For many years, regional weavings have continued to change and evolve, but still within the recognized regional guidelines. In the late 1970's, a group of five sisters from the Burnham area on the Navajo Nation began a new journey in the history of Navajo weaving. They began to combine patterns and designs from all of the weaving areas, along with pictorial elements and patterns of their own. When their mother, Priscilla Begay, passed away, it became the responsibility of Anna Mae, the oldest sister (carding wool in photo at left), with the help of the next oldest, Marie, to raise Alice, Helen and Sandy.
As young adults, they realized that the only way to make a living and remain living on the reservation was by weaving. They did not want to weave according to the "rules" of traditional weavings. The sisters won't say which of them began their new designs. No longer were they required to match their patterns end to end, no longer did every weaving have to have a border on all sides, and no longer were their patterns repeated. They began to experiment and combine patterns from across the reservation, sometimes covering one pattern with another and sometimes creating entirely new ones. Alice was the first to depict women holding rugs from different areas over their arms - becoming literally two or three styles in one weaving. They also decided to use natural hand spun wool (cleaned wool below right; Marie spinning below left), for they realized this would set them apart.

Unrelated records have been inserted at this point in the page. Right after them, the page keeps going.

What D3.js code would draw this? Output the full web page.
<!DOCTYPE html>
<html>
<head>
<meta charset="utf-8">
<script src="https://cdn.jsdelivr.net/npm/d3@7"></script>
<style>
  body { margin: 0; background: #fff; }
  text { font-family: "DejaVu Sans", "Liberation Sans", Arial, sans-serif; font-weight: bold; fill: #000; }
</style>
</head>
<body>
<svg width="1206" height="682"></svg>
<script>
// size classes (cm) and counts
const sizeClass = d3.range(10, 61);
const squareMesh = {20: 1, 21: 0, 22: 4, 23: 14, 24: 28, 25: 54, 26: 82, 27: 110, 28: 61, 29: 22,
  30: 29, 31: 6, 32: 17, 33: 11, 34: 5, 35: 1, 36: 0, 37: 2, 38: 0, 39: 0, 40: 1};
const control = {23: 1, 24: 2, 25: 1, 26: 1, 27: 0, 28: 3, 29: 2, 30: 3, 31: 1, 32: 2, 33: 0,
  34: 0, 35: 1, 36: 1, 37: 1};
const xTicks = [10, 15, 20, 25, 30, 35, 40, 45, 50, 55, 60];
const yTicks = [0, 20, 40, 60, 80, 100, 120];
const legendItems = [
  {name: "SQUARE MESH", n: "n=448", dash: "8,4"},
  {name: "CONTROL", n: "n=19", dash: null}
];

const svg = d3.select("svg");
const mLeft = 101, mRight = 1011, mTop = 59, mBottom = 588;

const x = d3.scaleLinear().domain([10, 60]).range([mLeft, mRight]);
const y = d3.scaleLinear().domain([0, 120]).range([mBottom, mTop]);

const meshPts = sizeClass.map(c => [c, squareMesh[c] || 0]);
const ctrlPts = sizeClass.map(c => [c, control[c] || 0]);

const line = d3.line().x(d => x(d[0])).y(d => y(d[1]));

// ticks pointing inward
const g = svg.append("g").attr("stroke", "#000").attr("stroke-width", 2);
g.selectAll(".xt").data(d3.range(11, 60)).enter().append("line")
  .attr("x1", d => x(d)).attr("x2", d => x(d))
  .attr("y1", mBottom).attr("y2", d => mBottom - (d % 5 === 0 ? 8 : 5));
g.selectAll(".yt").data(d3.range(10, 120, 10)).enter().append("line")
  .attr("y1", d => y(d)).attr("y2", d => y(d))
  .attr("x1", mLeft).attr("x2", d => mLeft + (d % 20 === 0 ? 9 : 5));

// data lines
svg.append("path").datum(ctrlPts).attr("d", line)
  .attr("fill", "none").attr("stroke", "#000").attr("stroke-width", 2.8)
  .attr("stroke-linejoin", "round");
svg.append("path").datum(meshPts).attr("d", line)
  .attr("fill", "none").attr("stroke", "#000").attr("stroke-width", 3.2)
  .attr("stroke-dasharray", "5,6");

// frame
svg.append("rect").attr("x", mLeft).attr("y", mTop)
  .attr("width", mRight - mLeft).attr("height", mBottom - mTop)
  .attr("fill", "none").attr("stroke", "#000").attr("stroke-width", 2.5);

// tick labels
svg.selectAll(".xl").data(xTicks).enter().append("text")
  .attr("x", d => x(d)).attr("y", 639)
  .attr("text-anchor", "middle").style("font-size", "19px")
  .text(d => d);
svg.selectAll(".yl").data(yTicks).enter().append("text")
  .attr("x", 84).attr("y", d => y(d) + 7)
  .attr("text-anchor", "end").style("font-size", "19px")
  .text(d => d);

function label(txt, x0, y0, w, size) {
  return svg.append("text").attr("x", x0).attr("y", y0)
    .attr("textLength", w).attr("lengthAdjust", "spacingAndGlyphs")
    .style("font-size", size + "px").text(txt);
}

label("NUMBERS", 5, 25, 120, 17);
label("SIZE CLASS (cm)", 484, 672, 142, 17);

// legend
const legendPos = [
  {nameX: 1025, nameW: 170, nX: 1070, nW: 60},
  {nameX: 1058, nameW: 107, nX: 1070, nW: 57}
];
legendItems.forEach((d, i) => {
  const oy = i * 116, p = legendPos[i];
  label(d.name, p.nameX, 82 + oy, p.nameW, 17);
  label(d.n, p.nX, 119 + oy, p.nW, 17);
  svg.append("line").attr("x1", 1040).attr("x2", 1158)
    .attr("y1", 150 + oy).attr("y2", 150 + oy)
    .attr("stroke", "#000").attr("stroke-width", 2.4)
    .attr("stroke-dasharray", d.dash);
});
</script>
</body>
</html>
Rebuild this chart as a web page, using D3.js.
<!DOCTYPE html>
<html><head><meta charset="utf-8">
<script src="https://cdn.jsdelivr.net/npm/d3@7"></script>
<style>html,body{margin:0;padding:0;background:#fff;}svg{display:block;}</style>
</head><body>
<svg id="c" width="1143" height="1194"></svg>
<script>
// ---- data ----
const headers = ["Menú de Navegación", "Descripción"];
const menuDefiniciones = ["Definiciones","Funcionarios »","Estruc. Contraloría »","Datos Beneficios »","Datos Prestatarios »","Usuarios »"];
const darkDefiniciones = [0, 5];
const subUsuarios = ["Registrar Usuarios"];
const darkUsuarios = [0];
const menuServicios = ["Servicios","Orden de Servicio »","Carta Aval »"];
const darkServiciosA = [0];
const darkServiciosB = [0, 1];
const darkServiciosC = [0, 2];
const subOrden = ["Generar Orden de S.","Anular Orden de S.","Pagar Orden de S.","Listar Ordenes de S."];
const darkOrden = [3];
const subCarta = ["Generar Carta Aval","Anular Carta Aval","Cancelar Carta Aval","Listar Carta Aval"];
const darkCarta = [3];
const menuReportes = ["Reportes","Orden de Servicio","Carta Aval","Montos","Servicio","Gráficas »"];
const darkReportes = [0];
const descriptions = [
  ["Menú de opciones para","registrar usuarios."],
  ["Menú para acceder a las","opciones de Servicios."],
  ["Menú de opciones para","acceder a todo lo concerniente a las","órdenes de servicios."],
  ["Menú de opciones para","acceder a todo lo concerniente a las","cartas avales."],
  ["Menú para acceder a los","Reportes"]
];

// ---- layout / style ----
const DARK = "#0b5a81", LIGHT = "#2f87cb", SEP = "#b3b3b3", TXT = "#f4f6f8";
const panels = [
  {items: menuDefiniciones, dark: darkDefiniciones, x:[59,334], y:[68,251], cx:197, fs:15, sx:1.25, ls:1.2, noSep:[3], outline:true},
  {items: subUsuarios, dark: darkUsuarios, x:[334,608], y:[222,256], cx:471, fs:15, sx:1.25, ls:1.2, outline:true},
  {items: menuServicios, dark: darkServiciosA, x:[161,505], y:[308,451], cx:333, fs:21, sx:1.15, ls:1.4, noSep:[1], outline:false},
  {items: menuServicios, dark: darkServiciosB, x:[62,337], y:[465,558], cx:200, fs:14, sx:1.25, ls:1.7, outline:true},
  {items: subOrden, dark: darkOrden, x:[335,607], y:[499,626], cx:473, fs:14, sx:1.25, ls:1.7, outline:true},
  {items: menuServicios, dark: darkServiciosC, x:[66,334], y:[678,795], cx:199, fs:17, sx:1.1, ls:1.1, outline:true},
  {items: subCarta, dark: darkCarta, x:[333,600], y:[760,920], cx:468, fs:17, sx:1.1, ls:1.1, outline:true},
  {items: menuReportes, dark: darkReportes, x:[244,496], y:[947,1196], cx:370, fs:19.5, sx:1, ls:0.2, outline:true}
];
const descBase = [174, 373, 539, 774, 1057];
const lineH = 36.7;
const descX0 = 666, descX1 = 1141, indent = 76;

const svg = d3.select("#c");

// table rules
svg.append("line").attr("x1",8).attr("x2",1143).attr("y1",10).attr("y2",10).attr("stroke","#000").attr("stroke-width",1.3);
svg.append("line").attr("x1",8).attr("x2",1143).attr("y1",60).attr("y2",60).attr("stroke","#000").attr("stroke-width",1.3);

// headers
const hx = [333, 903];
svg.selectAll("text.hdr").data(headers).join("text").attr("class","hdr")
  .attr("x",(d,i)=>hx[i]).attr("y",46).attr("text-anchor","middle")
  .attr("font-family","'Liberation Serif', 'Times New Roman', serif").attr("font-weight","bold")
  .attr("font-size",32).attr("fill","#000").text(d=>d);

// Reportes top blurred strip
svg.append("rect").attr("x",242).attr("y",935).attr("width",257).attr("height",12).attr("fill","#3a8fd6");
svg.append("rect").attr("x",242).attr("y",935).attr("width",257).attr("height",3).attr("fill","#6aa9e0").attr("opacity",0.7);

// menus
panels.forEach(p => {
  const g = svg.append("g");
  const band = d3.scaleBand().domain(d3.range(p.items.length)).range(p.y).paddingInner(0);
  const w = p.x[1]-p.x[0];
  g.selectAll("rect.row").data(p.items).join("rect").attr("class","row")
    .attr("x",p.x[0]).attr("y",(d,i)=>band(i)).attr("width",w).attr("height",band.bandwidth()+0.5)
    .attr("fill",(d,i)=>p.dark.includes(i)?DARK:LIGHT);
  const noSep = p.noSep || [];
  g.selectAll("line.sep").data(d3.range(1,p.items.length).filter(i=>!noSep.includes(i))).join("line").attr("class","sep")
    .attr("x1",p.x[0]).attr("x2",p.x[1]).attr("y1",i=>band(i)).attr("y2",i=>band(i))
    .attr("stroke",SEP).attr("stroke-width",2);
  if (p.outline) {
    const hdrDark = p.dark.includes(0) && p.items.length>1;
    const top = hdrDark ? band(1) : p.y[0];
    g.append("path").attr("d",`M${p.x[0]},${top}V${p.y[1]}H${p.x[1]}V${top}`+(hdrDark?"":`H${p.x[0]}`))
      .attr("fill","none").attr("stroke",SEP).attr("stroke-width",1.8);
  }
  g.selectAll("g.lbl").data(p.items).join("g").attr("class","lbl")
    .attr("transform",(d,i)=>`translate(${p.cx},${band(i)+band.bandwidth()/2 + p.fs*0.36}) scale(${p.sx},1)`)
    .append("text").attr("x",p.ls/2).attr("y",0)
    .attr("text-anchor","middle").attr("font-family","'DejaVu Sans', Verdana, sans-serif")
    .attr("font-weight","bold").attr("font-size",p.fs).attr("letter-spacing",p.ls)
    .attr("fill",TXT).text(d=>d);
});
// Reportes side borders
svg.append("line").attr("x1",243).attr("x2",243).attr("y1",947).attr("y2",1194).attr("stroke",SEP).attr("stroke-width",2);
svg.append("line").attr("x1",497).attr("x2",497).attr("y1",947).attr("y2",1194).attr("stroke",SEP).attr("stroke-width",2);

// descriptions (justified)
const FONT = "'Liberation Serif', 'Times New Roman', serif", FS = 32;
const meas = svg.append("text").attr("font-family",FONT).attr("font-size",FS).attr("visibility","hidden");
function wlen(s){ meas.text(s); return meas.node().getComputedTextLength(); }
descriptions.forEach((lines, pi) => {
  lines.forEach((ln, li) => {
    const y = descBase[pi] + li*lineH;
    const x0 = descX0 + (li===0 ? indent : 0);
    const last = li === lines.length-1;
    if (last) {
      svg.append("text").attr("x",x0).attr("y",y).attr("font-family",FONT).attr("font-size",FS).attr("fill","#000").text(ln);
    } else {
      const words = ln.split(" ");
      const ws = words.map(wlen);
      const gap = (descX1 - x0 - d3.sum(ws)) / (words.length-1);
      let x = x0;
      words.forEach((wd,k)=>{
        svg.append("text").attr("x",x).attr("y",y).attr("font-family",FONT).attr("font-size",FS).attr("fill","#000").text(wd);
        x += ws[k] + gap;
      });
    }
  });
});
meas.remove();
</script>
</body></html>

Because they had a limited number of sheep, they obtained sheared fleeces from Utah State University, where a program is in the process of rebuilding herds of the original Navajo sheep, the Churro. This breed can live easily in the desert southwest and provides wonderful strong, long wool which can be finely spun. Churro wool was used to create many of the great wearing blankets the Navajo wove in the 1800's. Virtually eliminated during war and government sheep population control experiments, the breed is being brought back by private breeders and the program at Utah State. We are fortunate to be able to acquire this wool and give it to the Burnham weavers for their wonderful rugs. The sisters dye this wool, using both aniline and natural dyes - plants, minerals, tea, walnuts and even potpourri! Initially, the Burnham weavers experienced considerable opposition from traditional thinkers.
Fortunately, Jackson Clark, II, saw these weavings for the exceptional new art they are, and purchased the weavings the sisters brought to our gallery. The first years their pieces were entered in the Gallup Intertribal Ceremonial, they weren't judged because they didn't fit into any particular category. Later, the Intertribal established a category for Natural Hand Spun Wool, and these women win it nearly every year.
The Burnham weavers have grown in number, although it is still primarily a family affair. Anna Mae's daughters, Laverne, Lorraine and Bessie, and Marie's daughters, Theresa and Julia, soon began to follow the lead and experimented with their patterns. Recently, Bernall, Alice's daughter, and Ursula, Sandy's daughter, have been bringing weavings to the gallery.
Today many people copy their work and many do it well. But unlike traditional patterned weavings, their designs are constantly changing and evolving. The Burnham weavers have carried Navajo weaving to a unique level of fine art.